I walk over to the screen and laugh because I see that he clicked on the Community folder and started watching an episode. I explained to him that Community was a famous American comedy tv show. He then bought me a Guinness, as he always does at Wobulenzi, and left to go back to his house. As I drank the beer and continued working on my laptop I got a little bit worried because one of the episodes of Community was titled Advanced Gay. In the wrong hands, the title itself could be misconstrued by a Ugandan who wouldn’t understand the satirical comedy of the show due to the current atmosphere and attitudes towards that subject in Uganda.

I wasn’t worried about it at all, but at the very least it got me thinking about repercussions involving a misconception with the episode. Furthermore, it bothered me to think that in this is such a non-issue in the United States to the point that the episode could be broadcasted on a family tv network, but it would be absolutely taboo and forbidden to say the same for Uganda. The situation here in Uganda is so different, unknown, and untested that it’s even suggested that PCVs create euphemisms and code words when talking about the subject in order to not attract any unwanted attention. Ah well, this is the Uganda that we live in today.

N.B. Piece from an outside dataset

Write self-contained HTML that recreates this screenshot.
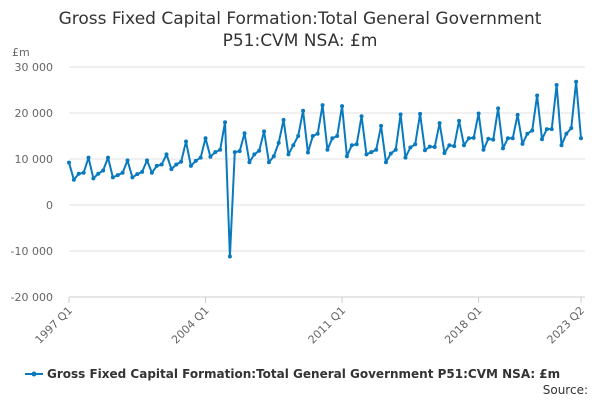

So I finish up my work in Wobulenzi, buy some linoleum flooring for my dirt floor kitchen, then bike back to Bamunanika where I call my mother who celebrated her birthday in California with my grandparents and relatives. It felt good just hearing their voices again and knowing that they were having a good time together. I guess that I’m getting old, because I’m starting to just enjoy the small talk and exchanges with good friends and family members back in the United States.

“…and you’re the only one who knows.”